The first generations of stars ionised and enriched their host galaxies and seeded the growth of massive black holes. Models often assume that Pop III stellar masses in different minihaloes are stochastic realisations of a single universal initial mass function (IMF). We use 138 cosmological zoom-in hydrodynamics simulations to test this assumption and to map the first-star IMF across redshift, halo mass, and baryon-dark matter streaming velocity (SV). We construct a dense-cloud merger tree and assign first-star masses by mapping the radial gas accretion-rate profile to stellar mass, yielding per-halo stellar mass functions without imposing any a priori IMF. The high-mass tail and multiplicity increase systematically with redshift, halo mass, and SV. Low-mass, low-SV haloes form only one or a few first stars, whereas massive, high-SV haloes host rich first star clusters and commonly produce very massive ($\gtrsim10^3$-$10^4\,{\rm M}_\odot$) first stars. Even in a fixed environment, halo-to-halo scatter remains substantial. Nevertheless, group-averaged IMFs converge to well-defined forms, ruling out a single universal IMF at the halo level across the range of environments probed here.

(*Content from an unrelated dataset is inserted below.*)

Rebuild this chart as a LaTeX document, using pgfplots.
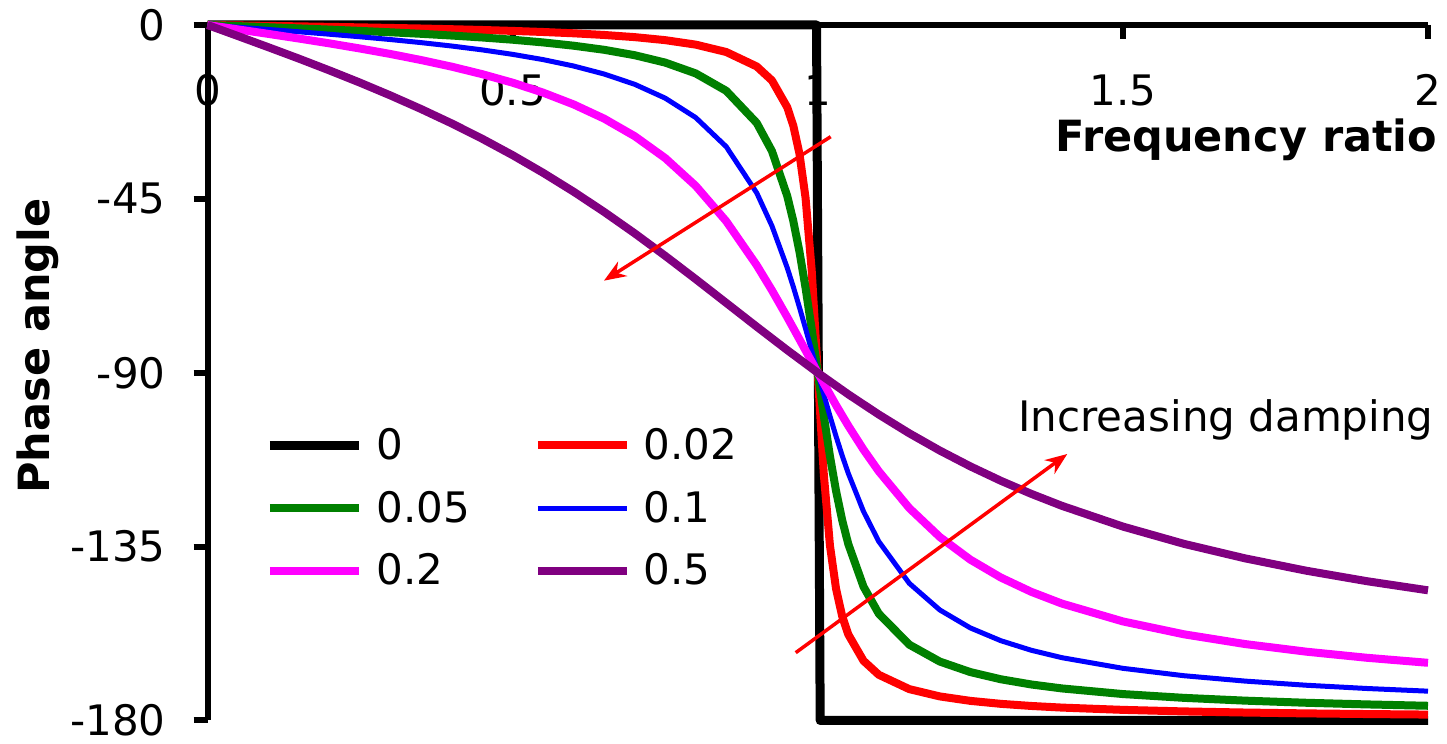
\documentclass[border=0pt]{standalone}
\usepackage{fontspec}
\setmainfont{DejaVu Sans}
\usepackage{pgfplots}
\pgfplotsset{compat=1.18}
\usetikzlibrary{arrows.meta}
\definecolor{xlgreen}{RGB}{0,128,0}
\definecolor{xlpurple}{RGB}{128,0,128}
\definecolor{xlmag}{RGB}{255,0,255}
\newcommand{\lbl}{\fontsize{21}{25}\selectfont}
\newcommand{\blbl}{\fontsize{21.5}{25}\selectfont\bfseries}
\begin{document}
\begin{tikzpicture}
\begin{axis}[
  scale only axis, width=610.25pt, height=347.75pt,
  xmin=0, xmax=2, ymin=-180, ymax=0,
  axis x line=top, axis y line=left,
  axis line style={-, line width=3pt, black},
  every outer x axis line/.append style={-},
  every outer y axis line/.append style={-},
  xtick={0,0.5,1,1.5,2}, ytick={0,-45,-90,-135,-180},
  xticklabels={0,0.5,1,1.5,2},
  yticklabels={0,-45,-90,-135,-180},
  tick align=inside, major tick length=7pt,
  tick style={line width=3pt, black},
  every y tick/.append style={xshift=-7pt},
  xticklabel style={anchor=north, inner sep=0pt, yshift=-24.5pt, font=\lbl},
  yticklabel style={anchor=east, inner sep=0pt, xshift=-20.75pt, font=\lbl},
  clip=false,
  legend columns=2,
  legend cell align=left,
  legend image code/.code={\draw[#1] (0pt,0pt) -- (44.5pt,0pt);},
  legend style={at={(axis cs:0.0942,-104.3)}, anchor=north west,
    draw=none, fill=none, inner sep=0pt, font=\lbl,
    nodes={inner sep=0pt}, row sep=14.2pt,
    /tikz/every odd column/.append style={column sep=6.5pt},
    /tikz/every even column/.append style={column sep=32pt}},
  every axis plot/.append style={line join=round},
]
\addplot[black, line width=4.5pt] coordinates {(0,0)(0.998,0)(1.004,-180)(2,-180)};
\addlegendentry{0}
\addplot[red, line width=4pt] coordinates {(0,0)(0.05,-0.11)(0.1,-0.23)(0.15,-0.35)(0.2,-0.48)(0.25,-0.61)(0.3,-0.76)(0.35,-0.91)(0.4,-1.09)(0.45,-1.29)(0.5,-1.53)(0.55,-1.81)(0.6,-2.15)(0.65,-2.58)(0.7,-3.14)(0.75,-3.92)(0.8,-5.08)(0.85,-6.99)(0.9,-10.73)(0.925,-14.37)(0.95,-21.29)(0.96,-26.10)(0.97,-33.29)(0.98,-44.71)(0.99,-63.32)(1,-90)(1.01,-116.45)(1.02,-134.72)(1.03,-145.92)(1.04,-152.99)(1.05,-157.72)(1.075,-164.55)(1.1,-168.17)(1.15,-171.88)(1.2,-173.77)(1.25,-174.92)(1.3,-175.69)(1.35,-176.24)(1.4,-176.66)(1.5,-177.25)(1.6,-177.65)(1.7,-177.94)(1.8,-178.16)(1.9,-178.33)(2,-178.47)};
\addlegendentry{0.02}
\addplot[xlgreen, line width=4pt] coordinates {(0,0)(0.05,-0.29)(0.1,-0.58)(0.15,-0.88)(0.2,-1.19)(0.25,-1.53)(0.3,-1.89)(0.35,-2.28)(0.4,-2.73)(0.45,-3.23)(0.5,-3.81)(0.55,-4.51)(0.6,-5.36)(0.65,-6.42)(0.7,-7.82)(0.75,-9.73)(0.8,-12.53)(0.85,-17.03)(0.9,-25.35)(0.925,-32.65)(0.95,-44.26)(0.96,-50.76)(0.97,-58.65)(0.98,-68.00)(0.99,-78.63)(1,-90)(1.01,-101.26)(1.02,-111.61)(1.03,-120.59)(1.04,-128.12)(1.05,-134.31)(1.075,-145.37)(1.1,-152.35)(1.15,-160.37)(1.2,-164.75)(1.25,-167.47)(1.3,-169.33)(1.35,-170.68)(1.4,-171.70)(1.5,-173.16)(1.6,-174.14)(1.7,-174.86)(1.8,-175.41)(1.9,-175.84)(2,-176.19)};
\addlegendentry{0.05}
\addplot[blue, line width=2.5pt] coordinates {(0,0)(0.05,-0.57)(0.1,-1.16)(0.15,-1.76)(0.2,-2.39)(0.25,-3.05)(0.3,-3.77)(0.35,-4.56)(0.4,-5.44)(0.45,-6.44)(0.5,-7.60)(0.55,-8.96)(0.6,-10.62)(0.65,-12.69)(0.7,-15.35)(0.75,-18.93)(0.8,-23.96)(0.85,-31.49)(0.9,-43.45)(0.925,-52.03)(0.95,-62.84)(0.96,-67.79)(0.97,-73.06)(0.98,-78.58)(0.99,-84.26)(1,-90)(1.01,-95.68)(1.02,-101.20)(1.03,-106.47)(1.04,-111.42)(1.05,-116.02)(1.075,-125.90)(1.1,-133.67)(1.15,-144.50)(1.2,-151.39)(1.25,-156.04)(1.3,-159.35)(1.35,-161.83)(1.4,-163.74)(1.5,-166.50)(1.6,-168.41)(1.7,-169.80)(1.8,-170.87)(1.9,-171.72)(2,-172.41)};
\addlegendentry{0.1}
\addplot[xlmag, line width=4pt] coordinates {(0,0)(0.05,-1.15)(0.1,-2.31)(0.15,-3.51)(0.2,-4.76)(0.25,-6.09)(0.3,-7.51)(0.35,-9.07)(0.4,-10.78)(0.45,-12.72)(0.5,-14.93)(0.55,-17.51)(0.6,-20.56)(0.65,-24.24)(0.7,-28.77)(0.75,-34.44)(0.8,-41.63)(0.85,-50.78)(0.9,-62.18)(0.925,-68.68)(0.95,-75.61)(0.97,-81.34)(1,-90)(1.03,-98.41)(1.05,-103.71)(1.075,-109.90)(1.1,-115.51)(1.15,-125.03)(1.2,-132.51)(1.25,-138.37)(1.3,-143.00)(1.35,-146.71)(1.4,-149.74)(1.5,-154.36)(1.6,-157.69)(1.7,-160.21)(1.8,-162.18)(1.9,-163.77)(2,-165.07)};
\addlegendentry{0.2}
\addplot[xlpurple, line width=4pt] coordinates {(0,0)(0.05,-2.87)(0.1,-5.77)(0.15,-8.72)(0.2,-11.77)(0.25,-14.93)(0.3,-18.25)(0.35,-21.75)(0.4,-25.46)(0.45,-29.43)(0.5,-33.69)(0.55,-38.26)(0.6,-43.15)(0.65,-48.38)(0.7,-53.92)(0.75,-59.74)(0.8,-65.77)(0.85,-71.92)(0.9,-78.08)(0.95,-84.14)(1,-90)(1.05,-95.58)(1.1,-100.81)(1.15,-105.67)(1.2,-110.14)(1.25,-114.23)(1.3,-117.96)(1.35,-121.35)(1.4,-124.44)(1.5,-129.81)(1.6,-134.28)(1.7,-138.03)(1.8,-141.22)(1.9,-143.95)(2,-146.31)};
\addlegendentry{0.5}
\node[anchor=base east, font=\blbl, inner sep=0pt] at (axis cs:2.0156,-32.87) {Frequency ratio};
\node[rotate=90, anchor=base, font=\blbl, inner sep=0pt] at (axis cs:-0.2581,-83.07) {Phase angle};
\node[anchor=base west, font=\lbl, inner sep=0pt] at (axis cs:1.3282,-105.33) {Increasing damping};
\draw[red, line width=1.75pt, -{Stealth[length=11pt,width=8.5pt]}] (axis cs:1.0212,-28.91) -- (axis cs:0.6497,-66.17);
\draw[red, line width=1.75pt, -{Stealth[length=11pt,width=8.5pt]}] (axis cs:0.9639,-162.45) -- (axis cs:1.4089,-111.03);
\coordinate (frameSW) at (axis cs:-0.34003,-186.077);
\coordinate (frameNE) at (axis cs:2.03114,6.470);
\end{axis}
\pgfresetboundingbox
\path (frameSW) rectangle (frameNE);
\end{tikzpicture}
\end{document}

Mapping our seeds onto the redshift-mass plane, we show that high-SV and massive haloes preferentially populate the heavy-seed regime relevant to luminous high-redshift sources. At the same time, low-SV environments are consistent with single/few-event enrichment signatures in metal-poor stars. Our results deliver a practical, physically motivated prescription for per-halo IMF.